Retype the opening lines of the listing below, ending with the line that contains "content (µmol monosaccharide", and leave out any pictures.

## START

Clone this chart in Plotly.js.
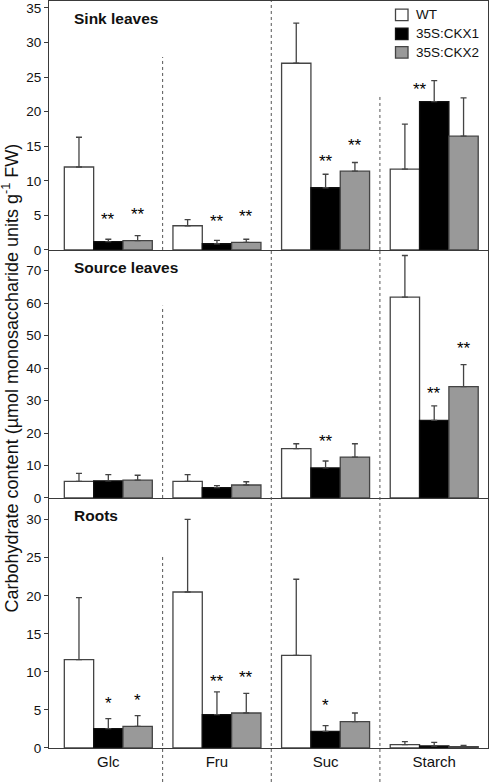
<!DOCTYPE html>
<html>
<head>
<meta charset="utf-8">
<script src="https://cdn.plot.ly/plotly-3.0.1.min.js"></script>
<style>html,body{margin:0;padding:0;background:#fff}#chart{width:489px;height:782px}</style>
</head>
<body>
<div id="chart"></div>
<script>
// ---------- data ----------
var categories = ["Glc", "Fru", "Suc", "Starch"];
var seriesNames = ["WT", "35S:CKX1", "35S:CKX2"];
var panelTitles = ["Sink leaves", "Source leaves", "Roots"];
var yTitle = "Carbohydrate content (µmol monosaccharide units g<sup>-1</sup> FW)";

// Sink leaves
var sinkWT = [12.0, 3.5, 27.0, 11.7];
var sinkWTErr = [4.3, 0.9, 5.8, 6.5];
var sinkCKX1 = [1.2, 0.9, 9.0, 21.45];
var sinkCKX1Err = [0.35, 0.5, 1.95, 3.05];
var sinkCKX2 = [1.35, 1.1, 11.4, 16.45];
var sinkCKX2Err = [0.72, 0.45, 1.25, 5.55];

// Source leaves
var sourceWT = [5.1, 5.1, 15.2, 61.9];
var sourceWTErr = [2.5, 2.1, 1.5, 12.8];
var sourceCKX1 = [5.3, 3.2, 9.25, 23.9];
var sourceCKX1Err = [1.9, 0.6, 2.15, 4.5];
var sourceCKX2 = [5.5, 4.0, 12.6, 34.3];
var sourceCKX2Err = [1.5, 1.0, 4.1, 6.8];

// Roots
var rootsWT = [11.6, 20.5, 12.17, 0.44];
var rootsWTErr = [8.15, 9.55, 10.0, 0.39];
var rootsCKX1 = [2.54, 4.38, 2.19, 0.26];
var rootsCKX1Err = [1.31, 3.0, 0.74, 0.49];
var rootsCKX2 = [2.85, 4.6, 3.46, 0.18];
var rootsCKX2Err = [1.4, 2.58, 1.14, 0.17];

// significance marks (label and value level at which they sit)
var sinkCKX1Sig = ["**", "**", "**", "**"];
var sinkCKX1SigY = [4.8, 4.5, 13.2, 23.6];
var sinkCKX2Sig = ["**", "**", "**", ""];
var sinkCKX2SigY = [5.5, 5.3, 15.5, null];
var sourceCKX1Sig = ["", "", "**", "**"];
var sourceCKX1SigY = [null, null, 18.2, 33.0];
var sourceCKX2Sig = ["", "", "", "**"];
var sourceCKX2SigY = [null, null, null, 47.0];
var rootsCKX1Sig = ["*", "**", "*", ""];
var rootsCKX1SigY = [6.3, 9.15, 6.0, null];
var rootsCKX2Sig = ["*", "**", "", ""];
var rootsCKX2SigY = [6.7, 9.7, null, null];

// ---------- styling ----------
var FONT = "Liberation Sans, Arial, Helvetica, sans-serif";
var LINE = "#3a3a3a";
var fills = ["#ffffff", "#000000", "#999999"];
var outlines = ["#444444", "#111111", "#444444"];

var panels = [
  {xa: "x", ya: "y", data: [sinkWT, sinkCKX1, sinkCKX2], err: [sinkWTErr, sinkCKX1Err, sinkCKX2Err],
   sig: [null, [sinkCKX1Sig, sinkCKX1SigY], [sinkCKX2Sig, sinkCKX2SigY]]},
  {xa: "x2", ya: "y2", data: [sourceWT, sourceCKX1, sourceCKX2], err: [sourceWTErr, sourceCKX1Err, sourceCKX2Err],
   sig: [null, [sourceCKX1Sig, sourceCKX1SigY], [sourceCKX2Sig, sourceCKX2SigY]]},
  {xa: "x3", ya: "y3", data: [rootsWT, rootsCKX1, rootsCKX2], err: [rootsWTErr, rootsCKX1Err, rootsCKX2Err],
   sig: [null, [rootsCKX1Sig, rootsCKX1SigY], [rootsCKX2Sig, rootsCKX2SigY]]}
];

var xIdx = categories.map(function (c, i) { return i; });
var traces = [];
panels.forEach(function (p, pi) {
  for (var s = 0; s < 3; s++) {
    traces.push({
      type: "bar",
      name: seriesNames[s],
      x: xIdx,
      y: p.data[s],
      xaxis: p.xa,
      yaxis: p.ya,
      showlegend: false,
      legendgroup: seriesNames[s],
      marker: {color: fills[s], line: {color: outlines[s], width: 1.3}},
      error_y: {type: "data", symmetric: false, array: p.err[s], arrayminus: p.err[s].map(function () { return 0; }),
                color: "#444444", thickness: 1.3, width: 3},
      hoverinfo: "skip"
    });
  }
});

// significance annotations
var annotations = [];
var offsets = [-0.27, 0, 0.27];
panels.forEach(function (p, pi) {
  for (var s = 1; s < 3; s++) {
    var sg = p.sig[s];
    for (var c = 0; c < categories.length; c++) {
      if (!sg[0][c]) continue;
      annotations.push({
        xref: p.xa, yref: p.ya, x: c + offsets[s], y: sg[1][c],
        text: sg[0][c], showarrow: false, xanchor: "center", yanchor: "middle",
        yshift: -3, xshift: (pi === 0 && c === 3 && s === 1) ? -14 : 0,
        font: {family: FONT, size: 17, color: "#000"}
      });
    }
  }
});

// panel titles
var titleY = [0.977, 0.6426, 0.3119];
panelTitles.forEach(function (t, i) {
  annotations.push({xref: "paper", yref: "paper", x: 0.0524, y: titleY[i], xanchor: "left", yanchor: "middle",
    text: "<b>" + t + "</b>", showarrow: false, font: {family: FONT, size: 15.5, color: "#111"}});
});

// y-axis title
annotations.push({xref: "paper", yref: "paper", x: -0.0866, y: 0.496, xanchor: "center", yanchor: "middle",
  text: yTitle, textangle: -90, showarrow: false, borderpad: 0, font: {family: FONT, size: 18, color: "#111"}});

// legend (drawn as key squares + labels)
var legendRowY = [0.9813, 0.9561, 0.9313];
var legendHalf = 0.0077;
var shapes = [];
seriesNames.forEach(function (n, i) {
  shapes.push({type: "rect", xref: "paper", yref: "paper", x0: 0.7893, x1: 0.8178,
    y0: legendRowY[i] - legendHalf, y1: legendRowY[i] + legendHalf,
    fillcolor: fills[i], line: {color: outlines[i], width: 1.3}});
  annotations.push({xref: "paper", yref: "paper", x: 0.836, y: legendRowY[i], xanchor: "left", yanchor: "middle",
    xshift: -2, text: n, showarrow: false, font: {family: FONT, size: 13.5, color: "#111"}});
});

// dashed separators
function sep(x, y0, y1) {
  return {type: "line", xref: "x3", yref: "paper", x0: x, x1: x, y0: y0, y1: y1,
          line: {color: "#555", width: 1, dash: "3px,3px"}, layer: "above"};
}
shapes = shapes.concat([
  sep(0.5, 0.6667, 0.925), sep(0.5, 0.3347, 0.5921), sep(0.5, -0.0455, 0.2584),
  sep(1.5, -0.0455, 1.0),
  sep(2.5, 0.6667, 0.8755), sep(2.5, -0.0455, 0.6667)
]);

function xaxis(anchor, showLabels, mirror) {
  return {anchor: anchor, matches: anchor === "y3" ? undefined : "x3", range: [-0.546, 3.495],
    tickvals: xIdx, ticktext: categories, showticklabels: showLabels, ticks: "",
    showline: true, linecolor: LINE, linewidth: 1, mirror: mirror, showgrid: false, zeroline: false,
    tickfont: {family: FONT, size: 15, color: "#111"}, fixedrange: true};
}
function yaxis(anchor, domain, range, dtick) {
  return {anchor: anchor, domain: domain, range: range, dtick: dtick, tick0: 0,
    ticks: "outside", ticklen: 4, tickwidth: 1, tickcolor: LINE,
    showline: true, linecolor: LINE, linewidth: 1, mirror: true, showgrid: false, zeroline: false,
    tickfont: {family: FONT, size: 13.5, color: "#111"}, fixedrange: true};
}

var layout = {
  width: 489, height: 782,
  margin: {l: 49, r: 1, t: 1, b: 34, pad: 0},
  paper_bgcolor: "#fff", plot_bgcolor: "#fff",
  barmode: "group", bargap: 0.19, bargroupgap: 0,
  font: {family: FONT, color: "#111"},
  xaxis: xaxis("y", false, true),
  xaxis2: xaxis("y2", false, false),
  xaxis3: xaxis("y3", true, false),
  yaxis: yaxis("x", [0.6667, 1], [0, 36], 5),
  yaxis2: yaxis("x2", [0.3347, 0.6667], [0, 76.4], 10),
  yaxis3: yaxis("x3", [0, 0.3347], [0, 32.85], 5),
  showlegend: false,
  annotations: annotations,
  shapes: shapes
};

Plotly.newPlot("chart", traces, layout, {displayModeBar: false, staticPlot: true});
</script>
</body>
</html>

## END

### Solved problem
Clone this chart in Plotly.js.
<!DOCTYPE html>
<html>
<head>
<meta charset="utf-8">
<script src="https://cdn.plot.ly/plotly-3.0.1.min.js"></script>
<style>html,body{margin:0;padding:0;background:#fff}#chart{width:489px;height:782px}</style>
</head>
<body>
<div id="chart"></div>
<script>
// ---------- data ----------
var categories = ["Glc", "Fru", "Suc", "Starch"];
var seriesNames = ["WT", "35S:CKX1", "35S:CKX2"];
var panelTitles = ["Sink leaves", "Source leaves", "Roots"];
var yTitle = "Carbohydrate content (µmol monosaccharide units g<sup>-1</sup> FW)";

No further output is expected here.